Donnerstag, 17. März 2011

17.03.11 Wie die Zivilisation versagt

Seit einigen Wochen erfahren wir jeden Tag, im warmen Wohnzimmer und in Sicherheit, von den Kämpfen in der arabischen Welt. Nachdem in einigen Ländern diese Unruhen zum Ziel geführt haben, scheint in Libyen das Regime von Gadhafi die Oberhand zu behalten.

Der Westen (beziehungsweise die „zivilisierte Welt“), bestehend aus der EU, der UNO, der USA, Russland, zeigte sich schnell auf der Seite der Aufständischen. Ein Tyrann sei Gadhafi, ein Psychopath, ein Terrorist. Nach dem schon in der Libyen-Affäre um die zwei Schweizer Geiseln Schweigen herrschte, zeigten sich nun endlich auch die Grossmächte wieder auf der korrekten Seite und verurteilten diesen Tyrannen.

Leider, vor allem für die Aufständischen, folgten diesen harschen und schnellgefassten Worten wenige Taten. Gadhafis Armee, in der Überzahl und besser ausgerüstet, erobert nun stetig Land zurück. Was passieren wird, wenn Gadhafi wieder die Kontrolle über das Land hat, lässt sich nur schwer vorstellen. Dass es für die Aufständischen, die Menschen, die es gewagt haben, sich nach jahrelanger Unterdrückung gegen ihren Despoten zur Wehr zu setzen, tragische Folgen haben kann oder viel eher wird, wird wohl jeder vernünftig denkende Mensch realisiert haben.
Trotzdem lässt der internationale Druck nach.
Nachdem immerhin ein Minimalkonsens, der Rücktritt Gadafis, von den EU-Ländern beschlossen wurde, blieben weitere Versuche, dies zu erreichen, aus.
Einzig Frankreich und England bezogen Stellung und verlangen militärisches Eingreifen im Sinne einer Flugverbotszone.
Die anderen Länder verstecken sich feige hinter fadenscheinigen Ausreden. Dass in Libyen die Menschenrechte nun noch offensichtlicher missachtet werden als bereits früher, spielt nun keine Rolle mehr, da viele Politiker sich scheuen, eine klare Meinung, auch mal gegen Andere, zu vertreten.
Lieber verspricht man undefinierbare Lösungen, vertröstet auf spätere Zeitpunkte oder spielt den Ball den anderen zu. (Wenn die UNO ein Mandat erteilt, dann…)
Obwohl die Aufständischen um Hilfe gebetet haben, wird nichts unternommen.
Aussagen, die Deutschlands Bundeskanzlerin Merkel tätigte, zeugen genau von dieser Angst, sich öffentlich zu bekennen. („Ausserdem sei ein Mandat der Vereinten Nationen eine «Mindestvoraussetzung», sagte Merkel, ebenso wie die aktive Beteiligung der Arabischen Liga.“)

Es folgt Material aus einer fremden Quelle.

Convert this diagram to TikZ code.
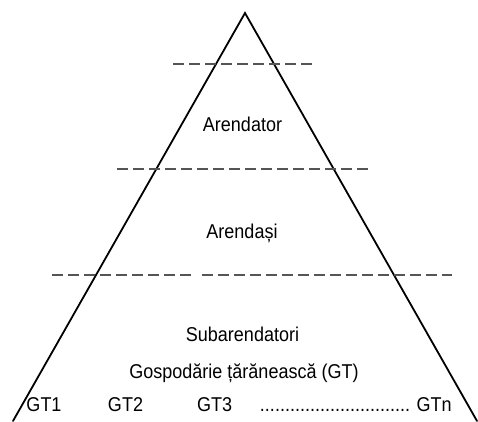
\documentclass[tikz,border=0pt]{standalone}
\usepackage{fontspec}
\setmainfont{Liberation Sans}[FakeStretch=0.9]
\usepackage{tikz}
\usetikzlibrary{positioning}
\tikzstyle{label} = [draw=none, font=\fontsize{20}{24}\selectfont, inner sep=0pt, anchor=base]
\tikzstyle{side} = [draw, line width=1.8pt, line cap=round]
\tikzstyle{level} = [draw, color={rgb,255: red, 85; green, 85; blue, 85}, line width=1.3pt, dash pattern=on 11pt off 5pt]

\begin{document}
\begin{tikzpicture}[x=1pt, y=-1pt]
\useasboundingbox (0,0) rectangle (478,421);

\coordinate (top) at (245,13);
\coordinate (base_l) at (13,421);
\coordinate (base_r) at (477,421);

\coordinate (lvl1_l) at (173,64);
\coordinate (lvl1_r) at (312,64);
\coordinate (lvl2_l) at (117,169);
\coordinate (lvl2_r) at (368,169);
\coordinate (lvl3_l) at (52,275);
\coordinate (lvl3_m1) at (191,275);
\coordinate (lvl3_m2) at (202,275);
\coordinate (lvl3_r) at (452,275);

\node [label] at (242.5,131.5) (text_1) {Arendator};
\node [label] at (242,238) (text_2) {Arendași};
\node [label] at (242.5,341.5) (text_3) {Subarendatori};
\node [label] at (244,378) (text_4) {Gospodărie țărănească (GT)};

\node [label] at (44,411.5) (gt_1) {GT1};
\node [label] at (125.5,411.5) (gt_2) {GT2};
\node [label] at (214.5,411.5) (gt_3) {GT3};
\node [label] at (335,411.5) (gt_dots) {..............................};
\node [label] at (434,411.5) (gt_n) {GTn};

\path [side] (base_l) -- (top) -- (base_r);

\path [level] (lvl1_l) -- (lvl1_r);
\path [level] (lvl2_l) -- (lvl2_r);
\path [level] (lvl3_l) -- (lvl3_m1);
\path [level] (lvl3_m2) -- (lvl3_r);

\end{tikzpicture}
\end{document}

Ein weiteres Mal, nach „unserer“ Libyen-Affäre, spielt die internationale Staatengemeinschaft ein Trauerspiel. Dass Gadafi bereits vor diesen Unruhen gefährlich war und bereits wegen früherer Taten angeklagt gehört, wird ein weiteres
Mal erfolgreich ignoriert.

Die Gunst der Stunde

Die tragische Katastrophe in Japan hilft Gadhafi zusätzlich. Die internationalen Medien richten ihr Augenmerk auf Asien und Gadhafi kann wieder tun und lassen, was er will.

Es ist für Staatsoberhäupter viel einfacher als emotionaler Mensch bei einer Tragödie einige Worte zu verlieren, als gegen einen Tyrannen öffentlich Stellung zu beziehen und political incorrect zu handeln, dafür aber vielen Menschen zu helfen. Man kann sich als Helfer präsentieren, schnell grosse Taten versprechen (AKWs werden gestoppt), ohne einige Informationen zu besitzen.

So funktioniert Stimmenfang, denn genau das will die Bevölkerung hören. Die vielen Toten in Libyen spielen leider auch dem Volk keine Rolle mehr.